10 thoughts on “Mr. Counterfeiter, part trois

  1. Werewolf8

    Damn Rahneesh, I think he worked for sprint customer support too. Almost made me throw my cell phone out the window a few years back.

  2. glenn williams

    Rahneesh actually is not a customer service rep. As a member of management he occasionally does demo calls while training or doing in-service for other companies. His new consulting company (motto is "customer, what customer?") has gone global, bringing a little Rahneesh to every continent (Antarctica is a little known tax shelter).

  3. Art

    I'd say not to judge them on this one particular situation.

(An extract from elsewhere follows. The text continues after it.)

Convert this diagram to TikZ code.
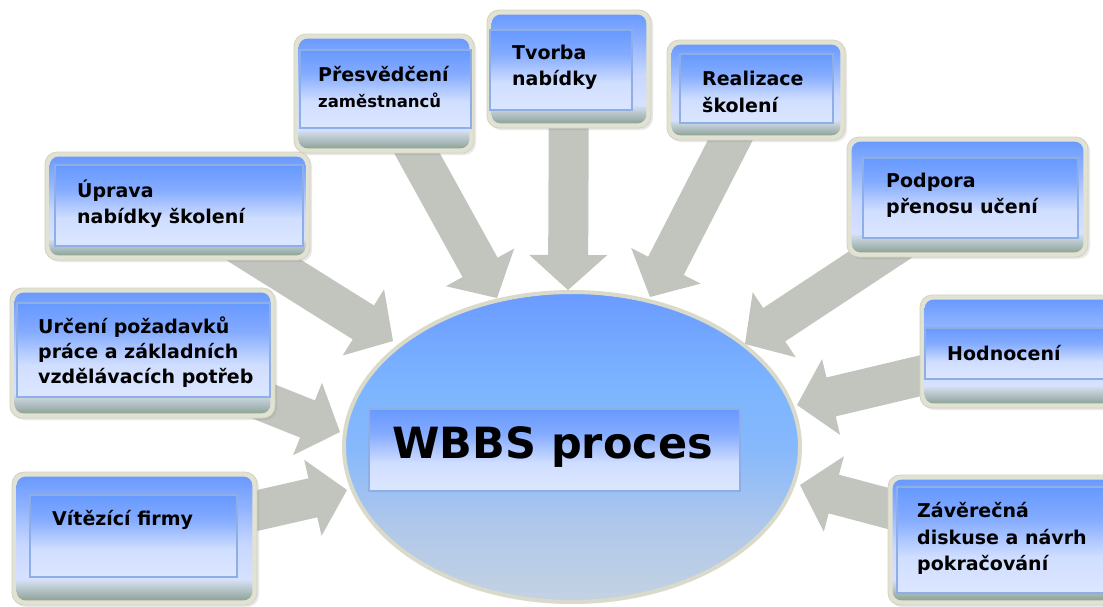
\documentclass[tikz,border=0pt]{standalone}
\usepackage{fontspec}
\setmainfont{DejaVu Sans}
\usetikzlibrary{shapes.geometric,calc,shadows}
\definecolor{framefill}{HTML}{E2E2D3}
\definecolor{frameedge}{HTML}{D2D2C2}
\definecolor{arrowgrey}{HTML}{C1C5BE}
\definecolor{insetedge}{HTML}{8EAEE6}
\definecolor{pA}{HTML}{8DA394}
\definecolor{pB}{HTML}{A9B9B9}
\definecolor{pC}{HTML}{CFDAE8}
\definecolor{pD}{HTML}{D7E1FF}
\definecolor{pE}{HTML}{C8D7FF}
\definecolor{pF}{HTML}{92B4FF}
\definecolor{pG}{HTML}{6A9AFF}
\definecolor{iA}{HTML}{DCE6FF}
\definecolor{iB}{HTML}{D0DEFF}
\definecolor{iC}{HTML}{84ABFF}
\definecolor{iD}{HTML}{6699FF}
\definecolor{eA}{HTML}{C4D2E2}
\definecolor{eB}{HTML}{B0C8EA}
\definecolor{eC}{HTML}{86B8FC}
\definecolor{eD}{HTML}{7CB5FF}
\definecolor{eE}{HTML}{6A9AFF}
\definecolor{elledge}{HTML}{DADACB}
\pgfdeclareverticalshading{panelsh}{100bp}{color(0bp)=(pA); color(25bp)=(pA); color(28bp)=(pB); color(32.5bp)=(pC); color(33.5bp)=(pD); color(47.5bp)=(pE); color(62bp)=(pF); color(75bp)=(pG); color(100bp)=(pG)}
\pgfdeclareverticalshading{insetsh}{100bp}{color(0bp)=(iA); color(25bp)=(iA); color(42bp)=(iB); color(60bp)=(iC); color(75bp)=(iD); color(100bp)=(iD)}
\pgfdeclareverticalshading{ellsh}{100bp}{color(0bp)=(eA); color(25bp)=(eA); color(37bp)=(eB); color(50bp)=(eC); color(60bp)=(eD); color(75bp)=(eE); color(100bp)=(eE)}
\pgfdeclarelayer{back}
\pgfdeclarelayer{bg}
\pgfsetlayers{back,bg,main}
\tikzset{
  frame/.style={draw=frameedge, fill=framefill, line width=0.8pt, rounded corners=12pt, inner sep=0pt,
    drop shadow={opacity=0.18, shadow xshift=2pt, shadow yshift=-2pt}},
  panel/.style={rounded corners=9pt, shading=panelsh},
  inset/.style={draw=insetedge, line width=1.2pt, shading=insetsh},
  lbl/.style={font=\bfseries\fontsize{19}{26.5}\selectfont, align=left, anchor=west, inner sep=0pt},
  arrowfill/.style={fill=arrowgrey},
}
\newcommand\wbox[5]{%
  \node[frame, minimum width=#4pt-#2pt, minimum height=#5pt-#3pt] (#1) at ({(#2+#4)/2},{(#3+#5)/2}) {};
  \path[panel] ($(#1.north west)+(5,5)$) rectangle ($(#1.south east)+(-5,-5)$);
}
\newcommand\blockarrow[2]{%
  \coordinate (hb) at ($(#2)!35pt!(#1)$);
  \fill[arrowfill] ($(#1)!20pt!90:(#2)$) -- ($(hb)!20pt!90:(#2)$) -- ($(hb)!39pt!90:(#2)$) -- (#2)
    -- ($(hb)!39pt!-90:(#2)$) -- ($(hb)!20pt!-90:(#2)$) -- ($(#1)!20pt!-90:(#2)$) -- cycle;
}
\begin{document}
\begin{tikzpicture}[x=1pt,y=-1pt]
\useasboundingbox (0,0) rectangle (1103,606);
\begin{pgfonlayer}{back}
\fill[white] (0,0) rectangle (1103,606);
\end{pgfonlayer}
\clip (0,0) rectangle (1103,606);

% central ellipse
\node[ellipse, draw=elledge, line width=4pt, shading=ellsh, minimum width=456pt, minimum height=310pt, inner sep=0pt] (E) at (572,447) {};
\path[inset] (369,409) rectangle (740,491);
\node[lbl, font=\bfseries\fontsize{43}{50}\selectfont] (wbbs) at (392,447) {WBBS proces};

% boxes
\wbox{pres}{294}{34}{474}{153}
\path[inset] (300,50) rectangle (471,128);
\node[lbl] (presT) at (318,87) {{\fontsize{19}{25}\selectfont Přesvědčení}\\{\fontsize{16.5}{25}\selectfont zaměstnanců}};

\wbox{tvor}{487}{10}{651}{128}
\path[inset] (490,30) rectangle (632,110);
\node[lbl] (tvorT) at (512,67.5) {Tvorba\\nabídky};

\wbox{real}{667}{40}{845}{140}
\path[inset] (680,54) rectangle (833,123);
\node[lbl] (realT) at (702,92) {Realizace\\školení};

\wbox{upr}{45}{152}{310}{260}
\path[inset] (55,165) rectangle (303,246);
\node[lbl] (uprT) at (77,203.5) {Úprava\\nabídky školení};

\wbox{podp}{847}{137}{1088}{257}
\path[inset] (863,158) rectangle (1078,238);
\node[lbl] (podpT) at (886,195.5) {Podpora\\přenosu učení};

\wbox{urc}{10}{288}{275}{418}
\path[inset] (17,303) rectangle (270,397);
\begin{scope}
\clip (17,303) rectangle (270,386);
\node[lbl, font=\bfseries\fontsize{19}{25}\selectfont] (urcT) at (38,352) {Určení požadavků\\práce a základních\\vzdělávacích potřeb};
\end{scope}

\wbox{hodn}{920}{295}{1125}{408}
\path[inset] (925,328) rectangle (1110,379);
\node[lbl] (hodnT) at (947,353) {Hodnocení};

\wbox{vit}{12}{472}{257}{605}
\path[inset] (30,495) rectangle (237,577);
\node[lbl] (vitT) at (52,520) {Vítězící firmy};

\wbox{zav}{888}{475}{1125}{605}
\path[inset] (897,487) rectangle (1110,593);
\node[lbl] (zavT) at (917,538.5) {Závěrečná\\diskuse a návrh\\pokračování};

% arrow tips
\coordinate (tU) at (393,341);
\coordinate (tP) at (497,298);
\coordinate (tT) at (568,290);
\coordinate (tR) at (650,297);
\coordinate (tPo) at (745,344);
\coordinate (tUr) at (340,432);
\coordinate (tH) at (797,405);
\coordinate (tV) at (347,490);
\coordinate (tZ) at (800,485);

\begin{pgfonlayer}{bg}
\blockarrow{upr}{tU}
\blockarrow{pres}{tP}
\blockarrow{tvor}{tT}
\blockarrow{real}{tR}
\blockarrow{podp}{tPo}
\blockarrow{urc}{tUr}
\blockarrow{hodn}{tH}
\blockarrow{vit}{tV}
\blockarrow{zav}{tZ}
\end{pgfonlayer}
\end{tikzpicture}
\end{document}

    It's really not as bad as all of that. With an illegal number they probably deal with that umpteen billion times a day… and not justifying it. But I've dealt with them for over 15 years and only recently as CS that have they implemented the newer Serial Number method. And we've had to call them when we upgraded to new computers and reinstalled the same software. No big deal. Took a few seconds to explain. And done. It was pretty routine and nothing more needed explained.

  4. Christopher Roe

    WW8, Glenn, Mrs E: Ha!

    Art: Really? From what you've said, it sounds like you work someplace that has multiple software seats. If that's the case, of course you're going to have a good support experience. The experience I described is a bit more typical for the average schmuck retail customer like me.

  5. Will

    I wouldn't call your experience typical Mel. Not all of us purchased (albeit unknowingly) an illegal serial # with there purchase. 😉

    But having a legal copy might be a worlds different experience. But hey your a geeky/program-my/auto-didactic kind of guy. You'd probably be just fine using other pieces of software.


  6. Christopher Roe

    You guys keep fixating on the serial number like that's the whole reason. Are you implying that Adobe customer support is clairvoyant or telepathic, and they already know why I'm calling while I'm still twiddling my thumbs on hold?

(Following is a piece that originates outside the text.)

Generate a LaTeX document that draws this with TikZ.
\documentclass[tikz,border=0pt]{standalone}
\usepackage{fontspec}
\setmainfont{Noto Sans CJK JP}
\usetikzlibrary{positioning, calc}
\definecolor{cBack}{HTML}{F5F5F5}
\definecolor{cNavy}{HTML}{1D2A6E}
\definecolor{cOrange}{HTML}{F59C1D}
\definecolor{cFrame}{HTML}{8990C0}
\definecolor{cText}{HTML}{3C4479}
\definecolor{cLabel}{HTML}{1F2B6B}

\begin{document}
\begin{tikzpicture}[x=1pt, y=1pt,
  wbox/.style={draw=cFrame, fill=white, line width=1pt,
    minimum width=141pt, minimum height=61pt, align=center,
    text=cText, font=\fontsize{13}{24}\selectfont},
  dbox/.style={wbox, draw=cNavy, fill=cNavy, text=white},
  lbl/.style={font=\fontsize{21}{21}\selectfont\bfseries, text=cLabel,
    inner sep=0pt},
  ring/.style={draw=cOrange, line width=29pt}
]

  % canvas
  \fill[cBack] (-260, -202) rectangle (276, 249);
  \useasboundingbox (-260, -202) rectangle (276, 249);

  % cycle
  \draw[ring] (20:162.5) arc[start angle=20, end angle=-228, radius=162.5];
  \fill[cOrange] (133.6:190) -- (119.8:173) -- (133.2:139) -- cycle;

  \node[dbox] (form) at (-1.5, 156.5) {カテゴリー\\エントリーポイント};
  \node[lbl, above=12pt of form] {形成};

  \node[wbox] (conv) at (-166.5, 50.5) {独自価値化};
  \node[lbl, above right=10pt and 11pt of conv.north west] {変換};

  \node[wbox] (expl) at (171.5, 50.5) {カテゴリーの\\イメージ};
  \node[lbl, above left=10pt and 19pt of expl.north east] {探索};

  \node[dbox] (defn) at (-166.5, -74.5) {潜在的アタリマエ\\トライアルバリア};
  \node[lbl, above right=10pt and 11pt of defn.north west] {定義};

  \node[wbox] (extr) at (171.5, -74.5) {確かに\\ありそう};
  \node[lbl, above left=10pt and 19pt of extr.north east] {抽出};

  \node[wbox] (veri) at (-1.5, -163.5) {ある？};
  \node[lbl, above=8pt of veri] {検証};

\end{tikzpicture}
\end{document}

    Does that also excuse the fact that every other time Rajneesh opens his mouth, the relay operator types "(asked to repeat)", "(too fast)", and so forth? I had to resort to using the web chat dealie for support. Even so, I had to do it multiple times because the first few support agents gave me nonsensical/out of date instructions on how to proceed with a web support case.

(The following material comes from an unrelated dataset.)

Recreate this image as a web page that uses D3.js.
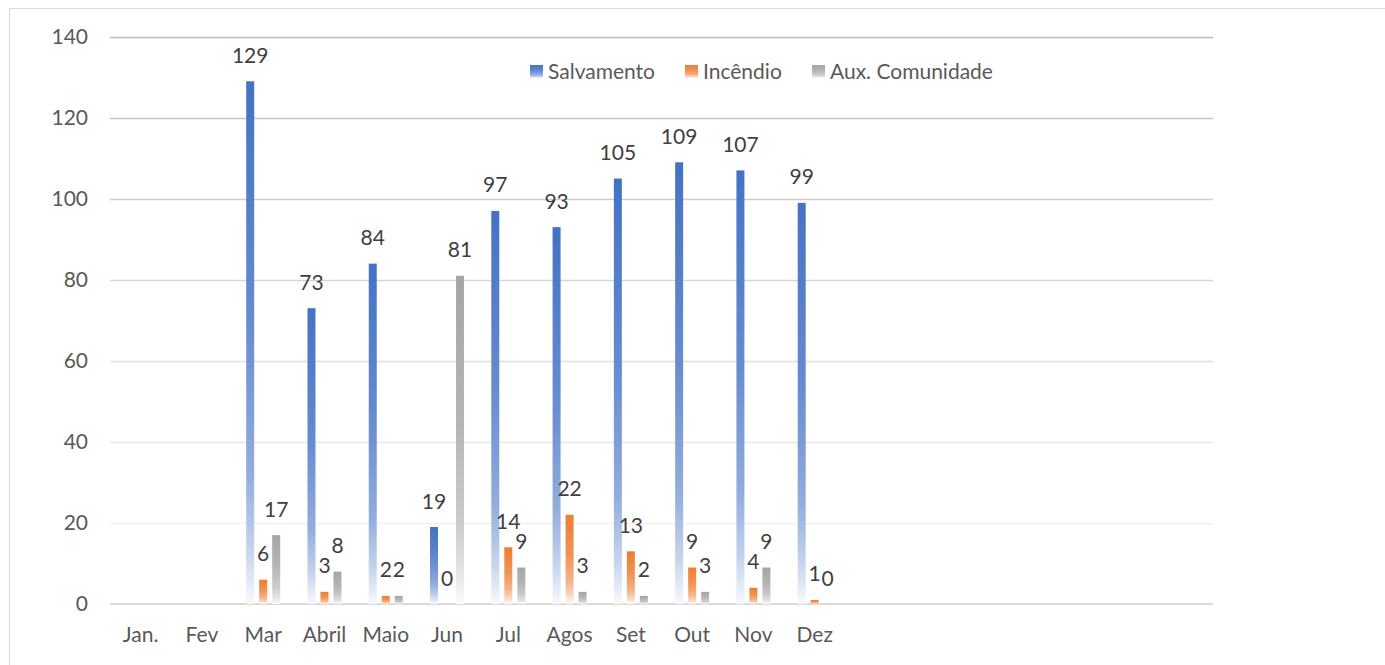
<!DOCTYPE html>
<html>
<head>
<meta charset="utf-8">
<script src="https://cdn.jsdelivr.net/npm/d3@7"></script>
<style>
  html, body { margin: 0; padding: 0; background: #fff; }
  svg { display: block; font-family: Lato, "Open Sans", sans-serif; }
</style>
</head>
<body>
<svg id="chart" width="1385" height="665"></svg>
<script>
// ---- data ----
const categories = ["Jan.", "Fev", "Mar", "Abril", "Maio", "Jun", "Jul", "Agos", "Set", "Out", "Nov", "Dez"];
const seriesNames = ["Salvamento", "Incêndio", "Aux. Comunidade"];
const salvamento = [null, null, 129, 73, 84, 19, 97, 93, 105, 109, 107, 99];
const incendio   = [null, null, 6, 3, 2, 0, 14, 22, 13, 9, 4, 1];
const auxComunidade = [null, null, 17, 8, 2, 81, 9, 3, 2, 3, 9, 0];
const yTicks = [0, 20, 40, 60, 80, 100, 120, 140];
const slotCount = 18; // category slots on the axis (last ones are empty)

const seriesValues = [salvamento, incendio, auxComunidade];
const seriesColors = ["#4472C4", "#ED7D31", "#A5A5A5"];

(function () {
const FS = 21;
const svg = d3.select("#chart");
const defs = svg.append("defs");

// frame
svg.append("rect").attr("x", 9.5).attr("y", 8.5).attr("width", 1500).attr("height", 800)
  .attr("fill", "none").attr("stroke", "#d9d9d9").attr("stroke-width", 1);

const pLeft = 110, pRight = 1213, pTop = 36.7, pBottom = 604;

const y = d3.scaleLinear().domain([0, 140]).range([pBottom, pTop]);
const x0 = d3.scaleBand().domain(d3.range(slotCount)).range([pLeft, pRight]).padding(0);
const x1 = d3.scaleBand().domain(seriesNames).range([0, 34]).paddingInner(5 / 13).paddingOuter(0);

// gradients
seriesColors.forEach((c, i) => {
  const g = defs.append("linearGradient").attr("id", "grad" + i)
    .attr("x1", 0).attr("y1", 0).attr("x2", 0).attr("y2", 1);
  const mix = t => d3.interpolateRgb(c, "#ffffff")(t);
  [[0, 0], [0.45, 0.18], [0.75, 0.42], [0.9, 0.7], [1, 0.96]].forEach(([o, t]) => {
    g.append("stop").attr("offset", o).attr("stop-color", mix(t));
  });
});

// gridlines
const gridColor = d3.scaleLinear().domain([20, 140]).range(["#f0f0f0", "#bcbcbc"]);
svg.append("g").selectAll("line").data(yTicks.filter(v => v > 0)).join("line")
  .attr("x1", pLeft).attr("x2", pRight)
  .attr("y1", d => Math.round(y(d)) + 0.5).attr("y2", d => Math.round(y(d)) + 0.5)
  .attr("stroke", d => gridColor(d)).attr("stroke-width", 1.5);

// baseline
svg.append("line").attr("x1", pLeft).attr("x2", pRight).attr("y1", y(0)).attr("y2", y(0))
  .attr("stroke", "#d9d9d9").attr("stroke-width", 2);

// y axis labels
const yAxis = d3.axisLeft(y).tickValues(yTicks).tickSize(0).tickPadding(0);
const yg = svg.append("g").attr("transform", "translate(88,0)").call(yAxis);
yg.select(".domain").remove();
yg.selectAll("text").attr("fill", "#595959").attr("font-size", FS).attr("font-family", "Lato, sans-serif")
  .attr("dy", "0.3em");

// x axis labels
const xAxis = d3.axisBottom(x0).tickSize(0).tickPadding(0).tickFormat(i => categories[i] || "");
const xg = svg.append("g").attr("transform", `translate(0,${pBottom})`).call(xAxis);
xg.select(".domain").remove();
xg.selectAll("text").attr("fill", "#595959").attr("font-size", FS).attr("font-family", "Lato, sans-serif")
  .attr("y", 38).attr("dy", 0);

// bars
const barData = [];
categories.forEach((cat, ci) => {
  seriesNames.forEach((s, si) => {
    const v = seriesValues[si][ci];
    if (v !== null && v !== undefined) barData.push({ ci, s, si, v });
  });
});
const bx = d => x0(d.ci) + x0.bandwidth() / 2 - 17 + x1(d.s);

svg.append("g").selectAll("rect").data(barData).join("rect")
  .attr("x", bx)
  .attr("y", d => y(d.v))
  .attr("width", x1.bandwidth())
  .attr("height", d => y(0) - y(d.v))
  .attr("fill", d => `url(#grad${d.si})`);

// data labels
svg.append("g").selectAll("text").data(barData).join("text")
  .attr("x", d => bx(d) + x1.bandwidth() / 2)
  .attr("y", d => y(d.v) - 18.5)
  .attr("text-anchor", "middle")
  .attr("font-size", FS).attr("fill", "#404040")
  .text(d => d.v);

// legend
const legendX = [530, 685, 812];
const lg = svg.append("g").selectAll("g").data(seriesNames).join("g")
  .attr("transform", (d, i) => `translate(${legendX[i]},65)`);
lg.append("rect").attr("width", 13).attr("height", 13).attr("fill", (d, i) => `url(#grad${i})`);
lg.append("text").attr("x", 18).attr("y", 14).attr("font-size", FS).attr("fill", "#595959").text(d => d);
})();
</script>
</body>
</html>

    It was *not* just the serial number thing, it's the *whole* support experience from start to finish. I spent almost the whole evening before we finally successfully opened a web case and I was able to upload the requested invoice and purchase details. I scanned the invoice, the labeled parts of the packaging with the serial number, lot codes, and everything, and I uploaded it just like they asked.

    5 days pass, and there's finally an update. Guess what it is? "Please upload an invoice."

    What, you mean just like I did a week ago when I first opened the case? Give me a break.

    Compare that to Amazon. It took literally 5 minutes to get a RMA and a printed return shipping label. 24 hours after they received the return, they gave me a full refund and I told Adobe they could just close the case as far as I was concerned. I was surprised–I thought Amazon wouldn't want to work with me because we're talking about opened software from a third party Amazon seller here.

    All that aside, you don't have to take my word for it, either. A quick Google search for "Adobe poor customer service" returns 31 million hits.

    You can also see some acknowledgement that this is a long-running issue straight from the horse's mouth here:

    It's not just me, and it's not just about bogus serial numbers either.

  7. Will

    Pick a huge company and I could probably find you blogs dedicated to its paltry service. Hell I get poor service, the runaround and inept customer service from Comcast and I pay them $150 every month for it.
    I guess what I am really meaning is that had that been a proper version of the software this wouldn't be an issue at all.

    Sorry to hear your troubles.

  8. Christopher Roe

    Yes, you're likely 100% correct. My issue is that their stuff gets more and more bloated, complicated, and buggy with every release, and the chances that something will go wrong and require me to contact support increase with every release. Just look at the feature set of CS5 Extended and compare it to plain old CS1.

    If there's this much Mickey Mouse over something as piddling as a bum serial number, I'd really hate to see what happens if I call in with a real issue. It wasn't a good first impression on their part, and for $1000, I'm not gonna roll the dice and hope for the best.